I have been using this approach for a few years now and recently when I was working with a team which was waiting long time for the data to be provided. And when I adviced them to just fill the data randomly (for now) to see how it all fits together they were suprised that this was an option. I hope this will help some people to who have not tried this approach before.

Setup

There are different ways that structuring this could be approached but my preffered way is store all the files in a '__generator' directory inside the root project. I mark all non esential folders that could be easily deleted without affecting the project with double underscores. This way it stands out from the rest of the apps and I always know that I can easily delete all such folder.
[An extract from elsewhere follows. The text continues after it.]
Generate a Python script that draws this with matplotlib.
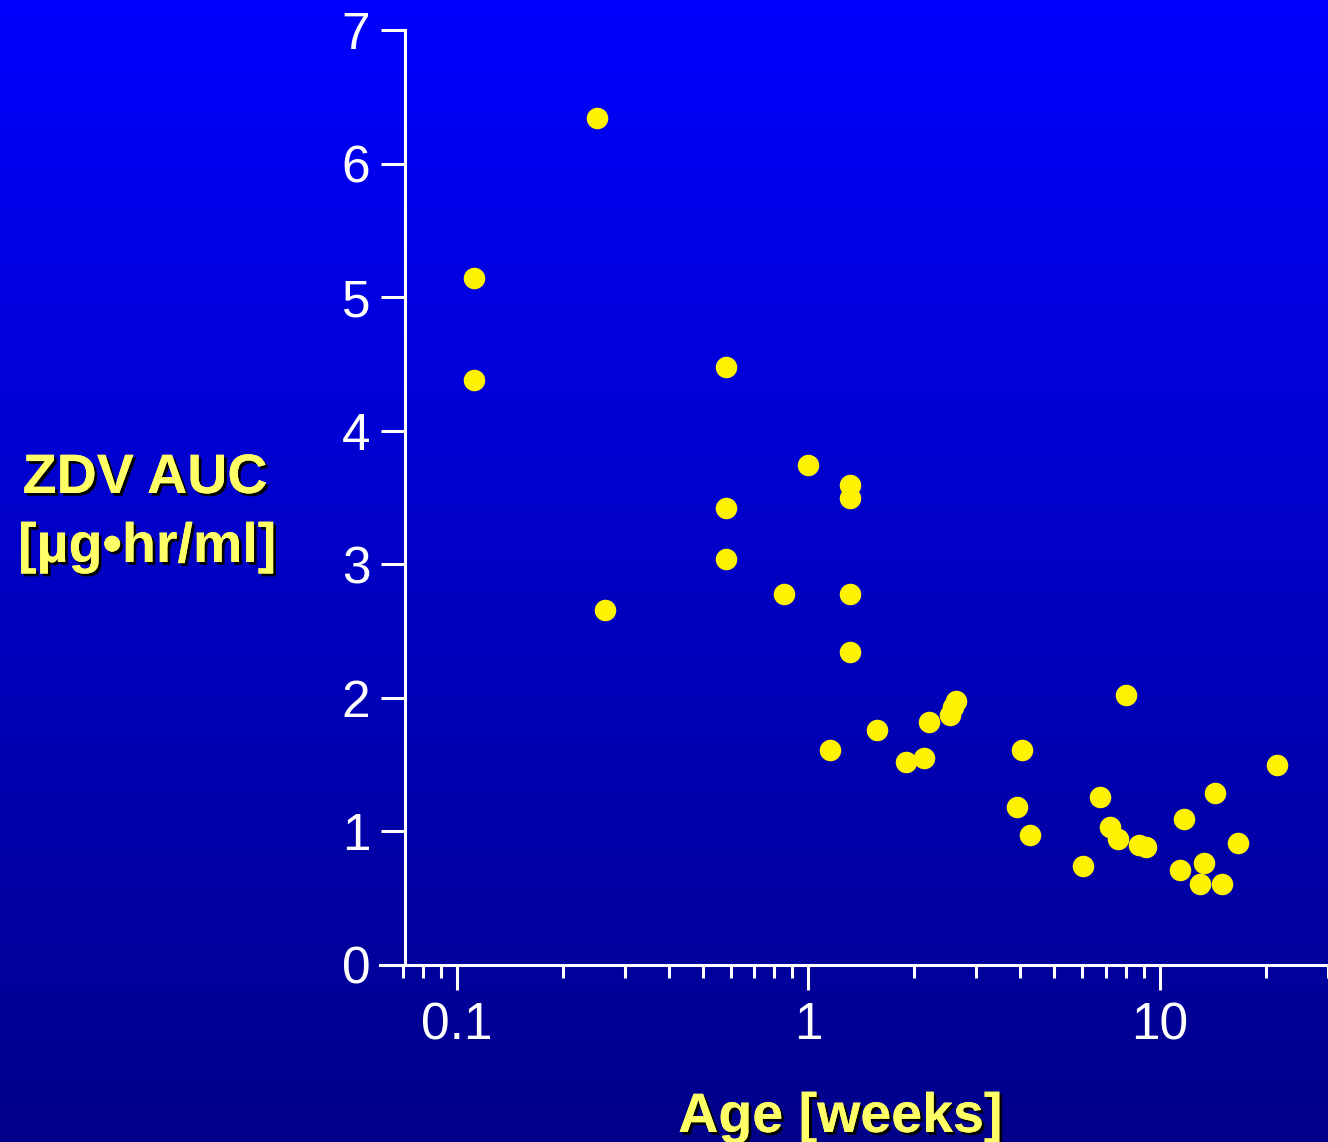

This is a place where all dirty code and unsafe practices are allowed and MUST be deleted before project goes into initial production release. This code is unsafe and never be used with production or preproduction code.

Inside the __generator folder I usually create ‘images’ and ‘data’ folders. Images folder is used as a pool of images to load during each cycle and data is mostly used to store text files and excel files that store real information to load. Then I add a ‘scratch.sh’ bash script to load the scripts and usually one py file per app or per task. I used a bash file because I was not building a system. The main goal was to automate some small tasks and at the time it was a good solution to run couple of commands and it never grew out of it. You could easily build use a python script with all the good practices but then it again becomes a chore instead of a quick and small system. Also it is very beginner friendly.

mkdir -p __generator/{data,images}

Python scripts

Each python script is just a simple file that does all the data loading for a specific model or an app. Unfortunately you cannot just a load your models from created django apps as it won’t work. The scripts need a small setup that will allow to call django and your apps directly. I use this header in each file and even though it is not DRY and found it to be more appropriate for quick scripts like these. Here is how header looks like:

import os
import sys
import django

current_file = os.path.realpath(__file__)
base_path = os.path.dirname(current_file)
project_main_path = os.path.realpath(base_path + '/../')


sys.path.append(project_main_path)
os.environ.setdefault('DJANGO_SETTINGS_MODULE', 'project_main.settings')
django.setup()

After you have added this header you can write your regular django code as if this file was regular view file with only difference is that it will be called directly. For example let add users to our system. After the header part add code similar to this:

from django.contrib.auth import get_user_model

User = get_user_model()

user = User(
    is_staff=True,
    is_superuser=True,
    username='alfred', 
    phone='123123123', 
    name = 'Alfred',
    email = 'alfred@test.com',
    lastname = 'Salahov',
    address = 'Sezame Street 42',
)
user.set_password('Sdio89sDKwopkkj')
user.save()


for index in range(100):
    user = User(
        is_staff=False,
        is_superuser=False,
        username='user{}'.format(index), 
        phone='123999{:03d}'.format(index), 
        name = 'John{}'.format(index),
        email = 'jonh{}@example.com'.format(index),
        lastname = 'Smith{}'.format(index),
        address = 'Backe Street {}'.format(index),
    )
    user.set_password('abcXYZhome{}'.format(index))
    user.save()

This approach could be done to any app or model within the app and even if you need to do some complex logic that loads different models from different apps that generate data based on each other. Now you are on the land of programming and can do pretty much anything. Load data from your google drive, from an API, get data from local excel file or any file format that you work with.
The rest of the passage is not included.